Религии Палестины делят улицы, звуки, рецепты, фамилии и исторические обиды с пугающей близостью. Это можно назвать сосуществованием, хотя слово слишком отполировано для здешних фактов. Точнее было бы сказать: близость, у которой хорошая память. Вера здесь держит очень точные часы, потому что история держит их тоже.
Вышивка против забвения
Палестинское искусство состоит в опасных отношениях с красотой: оно знает, что красота может утешать, маскировать, свидетельствовать и обвинять, иногда в одном и том же предмете. Татрыз понимает это безупречно. На первый взгляд вышивка кажется просто декоративной, и в этом обычно ошибаются те, кто никогда не видел, как женщины вшивают в рукав географию, класс, происхождение деревни, горе, приданое и остроумие.
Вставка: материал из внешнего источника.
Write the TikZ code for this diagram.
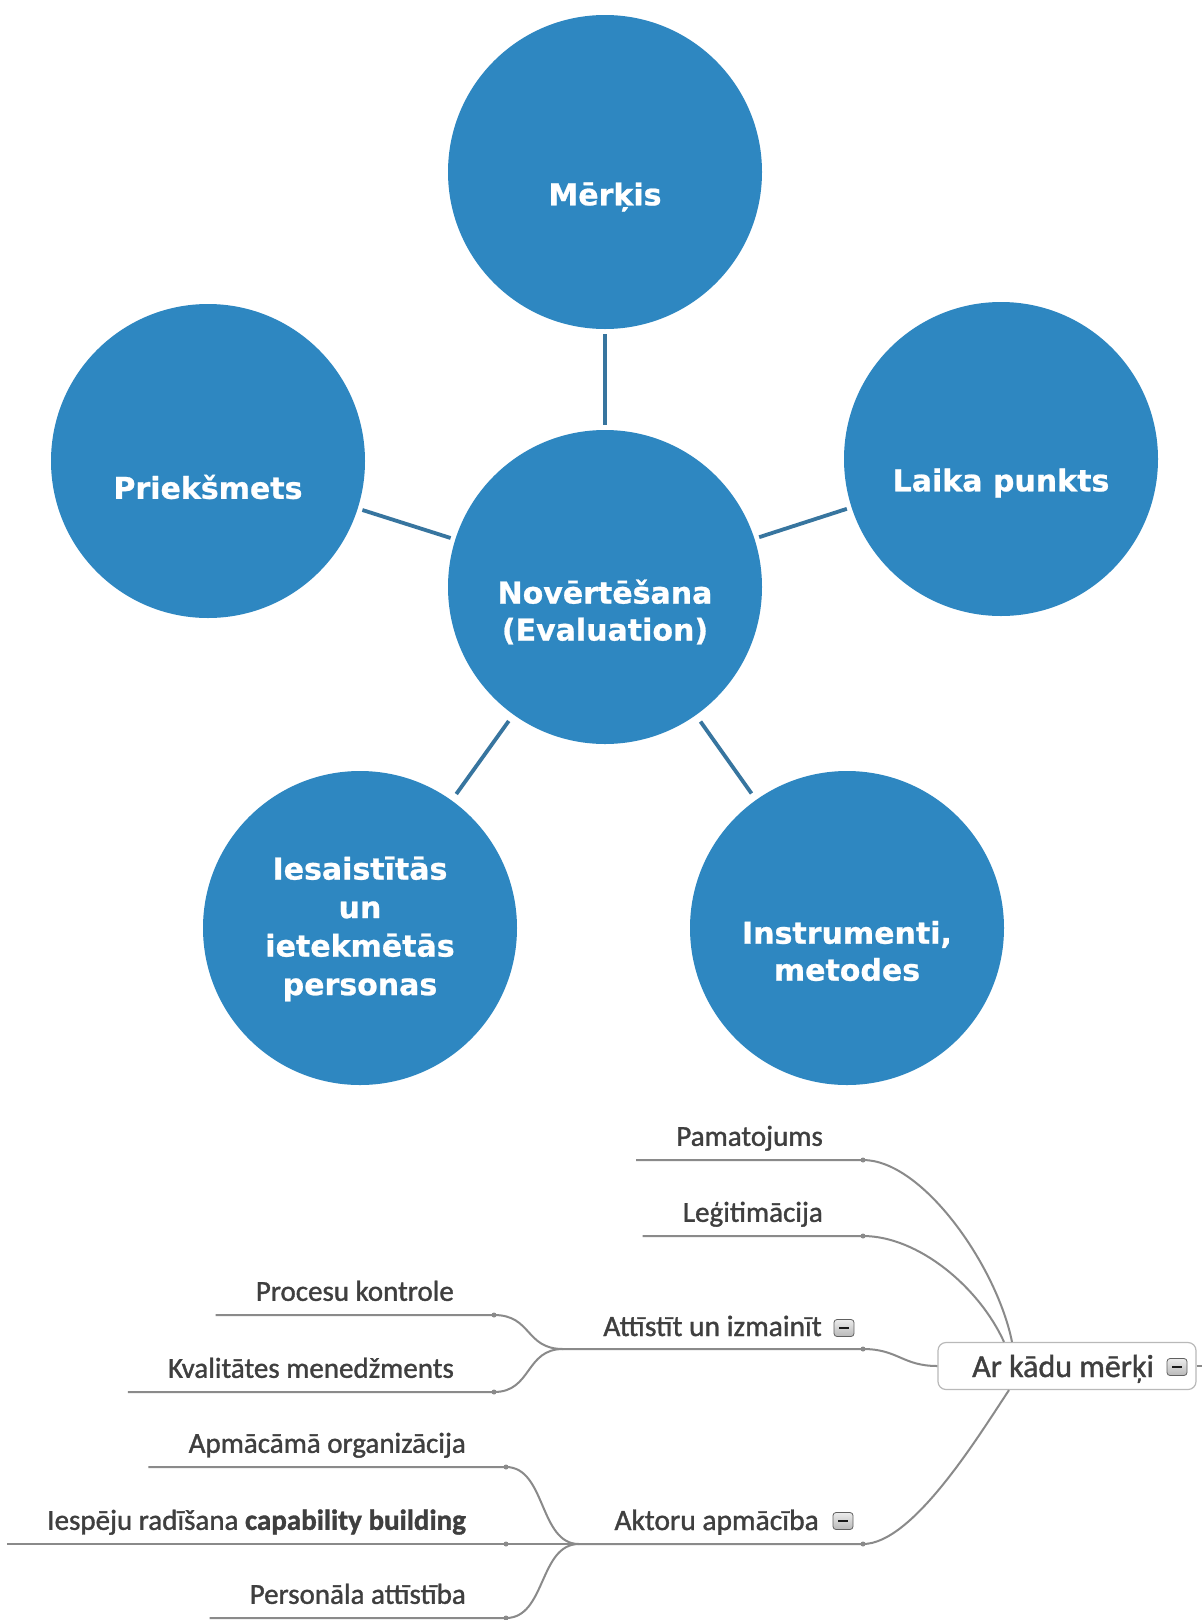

Платье из одного региона не говорит так, как платье из другого. Меняются цвета. Переезжают мотивы. Нагрудная вставка читается почти как геральдика, если бы геральдику доверили женщинам с лучшим чувством цвета, чем у королей. В Хевроне и Вифлееме старые традиции вышивки несут авторитет унаследованной грамматики; в Рамалле новые дизайнеры и коллективы позволяют этой грамматике полезно шалить.
Черно-белая куфия относится к той же семье знаков: ткань как заявление, узор как публичная фраза. Туда же относится старый ключ, который хранят в ящике. Туда же — арбуз, абсурдный и безупречный, когда политика по необходимости превращает фрукт во флаг. Угнетение часто производит дурные символы. У Палестины хватило вкуса выбрать лучшие.
Стекло Хеврона, керамика, каллиграфия, настенные росписи в лагерях и на городских стенах — все они следуют одному инстинкту: заставить предмет удерживать сразу несколько жизней. Орнамент здесь редко бывает невинен. Потому он и остается таким прекрасным.